The Big Clock (1948)
3/10
Not a very likable hero
3 May 2018
Before I rented The Big Clock, I read a review in which someone praised the film as Charles Laughton's greatest performance. Since I really like Charles Laughton, I was pretty excited. And since I really like Charles Laughton, I can tell it like it is: whoever wrote that was an idiot. He doesn't do a bad job by any means, but he's no Quasimodo or King Henry VIII.

Ray Milland, or as I've lovingly dubbed him Ray Mi-bland, is the star of this supposed thriller, and if you don't think to yourself after every line that comes out of his mouth, "Why wasn't this James Stewart?" then you need to watch some more old movies. Ray isn't likable, and he rattles off his lines like he's in a speed contest. Jimmy would have been likable, and I'm sure he would have found some way to make his character's stupidity believable.

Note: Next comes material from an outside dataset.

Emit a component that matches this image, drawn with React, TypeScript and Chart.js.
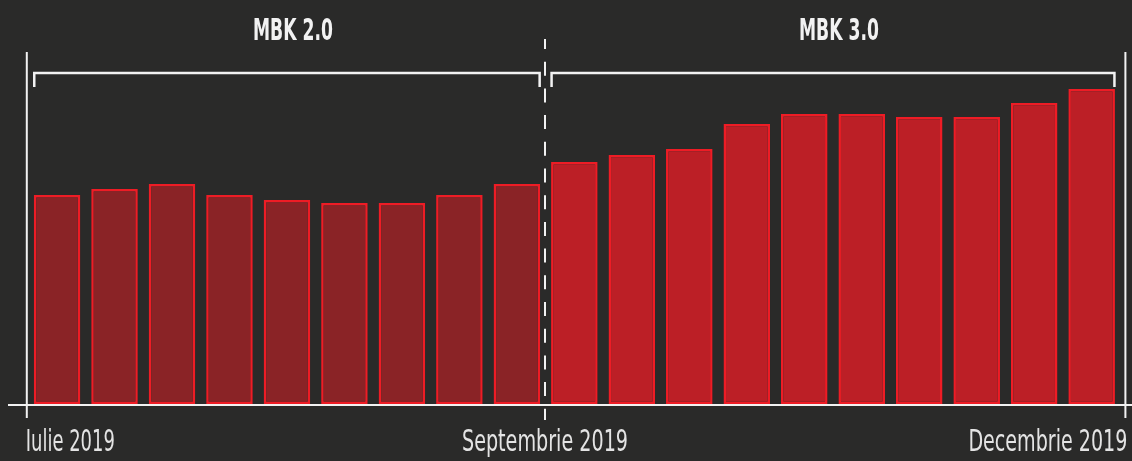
import React, { useEffect, useRef } from "react";
import { Chart, registerables } from "chart.js";

Chart.register(...registerables);

// ---- data ----
const periods = ["1", "2", "3", "4", "5", "6", "7", "8", "9", "10", "11", "12", "13", "14", "15", "16", "17", "18", "19"];
const mbk2Values = [209, 215, 220, 209, 204, 201, 201, 209, 220];
const mbk3Values = [242, 249, 255, 280, 290, 290, 287, 287, 301, 315];
const groupNames = ["MBK 2.0", "MBK 3.0"];
const tickLabels = ["Iulie 2019", "Septembrie 2019", "Decembrie 2019"];

// ---- style ----
const BG = "#2a2a29";
const FILL_2 = "#8a2326";
const FILL_3 = "#bc1f26";
const BORDER = "#ee1c25";
const WHITE = "#f2f2f2";
const FONT_STACK = "'Liberation Sans Narrow', 'DejaVu Sans Condensed', 'Roboto', sans-serif";

function drawFitText(
  ctx: CanvasRenderingContext2D,
  text: string,
  x: number,
  y: number,
  align: "left" | "center" | "right",
  targetWidth: number,
  font: string,
  color: string
) {
  ctx.save();
  ctx.font = font;
  ctx.fillStyle = color;
  ctx.textBaseline = "alphabetic";
  ctx.textAlign = align;
  const w = ctx.measureText(text).width || 1;
  const s = targetWidth / w;
  ctx.translate(x, y);
  ctx.scale(s, 1);
  ctx.fillText(text, 0, 0);
  ctx.restore();
}

const decorPlugin = {
  id: "decor",
  beforeDraw(chart: any) {
    const ctx = chart.ctx;
    ctx.save();
    ctx.fillStyle = BG;
    ctx.fillRect(0, 0, chart.width, chart.height);
    ctx.restore();
  },
  afterDatasetsDraw(chart: any) {
    const ctx: CanvasRenderingContext2D = chart.ctx;
    const area = chart.chartArea;
    const bars = chart.getDatasetMeta(0).data as any[];
    const n2 = mbk2Values.length;
    const edges = (i: number) => {
      const b = bars[i];
      return [b.x - b.width / 2, b.x + b.width / 2];
    };
    const leftAxisX = area.left - 1.5;
    const rightAxisX = area.right + 5;
    const baseY = area.bottom;

    ctx.save();
    ctx.strokeStyle = WHITE;
    ctx.lineCap = "butt";

    // horizontal axis
    ctx.lineWidth = 2;
    ctx.beginPath();
    ctx.moveTo(8, baseY + 1);
    ctx.lineTo(chart.width, baseY + 1);
    ctx.stroke();

    // vertical axes
    ctx.beginPath();
    ctx.moveTo(leftAxisX, 52);
    ctx.lineTo(leftAxisX, 418);
    ctx.moveTo(rightAxisX, 52);
    ctx.lineTo(rightAxisX, 418);
    ctx.stroke();

    // dashed separator
    const sepX = Math.round((edges(n2 - 1)[1] + edges(n2)[0]) / 2) - 1;
    ctx.setLineDash([14, 12.7]);
    ctx.lineDashOffset = 4;
    ctx.beginPath();
    ctx.moveTo(sepX, 39);
    ctx.lineTo(sepX, 420);
    ctx.stroke();
    ctx.setLineDash([]);
    ctx.lineDashOffset = 0;

    // brackets + group titles
    const groups = [
      [0, n2 - 1],
      [n2, bars.length - 1],
    ];
    ctx.lineWidth = 2.5;
    groups.forEach(([a, b], gi) => {
      const x0 = edges(a)[0] + 0.5;
      const x1 = edges(b)[1] - 0.5;
      ctx.beginPath();
      ctx.moveTo(x0, 87);
      ctx.lineTo(x0, 73);
      ctx.lineTo(x1, 73);
      ctx.lineTo(x1, 87);
      ctx.stroke();
      drawFitText(ctx, groupNames[gi], (x0 + x1) / 2 + 6, 40, "center", 80, `bold 30px ${FONT_STACK}`, WHITE);
    });

    // bottom labels
    const labelFont = `30px ${FONT_STACK}`;
    drawFitText(ctx, tickLabels[0], leftAxisX - 1, 451, "left", 89, labelFont, "#e4e4e4");
    drawFitText(ctx, tickLabels[1], sepX, 451, "center", 166, labelFont, "#e4e4e4");
    drawFitText(ctx, tickLabels[2], rightAxisX + 2, 451, "right", 159, labelFont, "#e4e4e4");
    ctx.restore();
  },
};

export default function App() {
  const canvasRef = useRef<HTMLCanvasElement | null>(null);

  useEffect(() => {
    const canvas = canvasRef.current;
    if (!canvas) return;
    const values = [...mbk2Values, ...mbk3Values];
    const fills = values.map((_, i) => (i < mbk2Values.length ? FILL_2 : FILL_3));
    const chart = new Chart(canvas, {
      type: "bar",
      data: {
        labels: periods,
        datasets: [
          {
            data: values,
            backgroundColor: fills,
            borderColor: BORDER,
            borderWidth: 2.5,
            borderSkipped: false,
            categoryPercentage: 1,
            barPercentage: 0.81,
          },
        ],
      },
      options: {
        responsive: false,
        animation: false,
        devicePixelRatio: 1,
        layout: { padding: { left: 28.3, right: 11.6, top: 54, bottom: 57 } },
        plugins: {
          legend: { display: false },
          tooltip: { enabled: false },
          title: { display: false },
        },
        scales: {
          x: { display: false, offset: true, grid: { display: false } },
          y: { display: false, min: 0, max: 350 },
        },
      },
      plugins: [decorPlugin],
    });
    return () => chart.destroy();
  }, []);

  return (
    <div style={{ position: "fixed", left: 0, top: 0, width: 1132, height: 461, background: BG, overflow: "hidden" }}>
      <canvas ref={canvasRef} width={1132} height={461} style={{ display: "block", width: 1132, height: 461 }} />
    </div>
  );
}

Ray is the employee of big-shot Charles Laughton, and he very stupidly spends time with Charles's mistress, Rita Johnson, when he's supposed to be going on vacation with his wife and son. He goes barhopping with Rita and then passes out in her apartment, all the while getting angry at his wife, Maureen O'Sullivan, for leaving for the vacation without him. This is not a guy to root for. We're supposed to root for him, though, because after Charles kills Rita in the heat of an argument, Ray gets framed for it. I just kept thinking that Rita was really mean for saying such terrible things to her sweetie pie, and Ray was a jerk for lying to his wife about the whole situation. So, since that was my mindset, it's understandable why I didn't really like this movie.

There was one really cute part to the movie, though. Elsa Lanchester has a small part as a quirky artist, and when someone admires one of her paintings, she makes a joke about it not being a Rembrandt. She and her hubby Charles Laughton were in the 1936 biopic Rembrandt!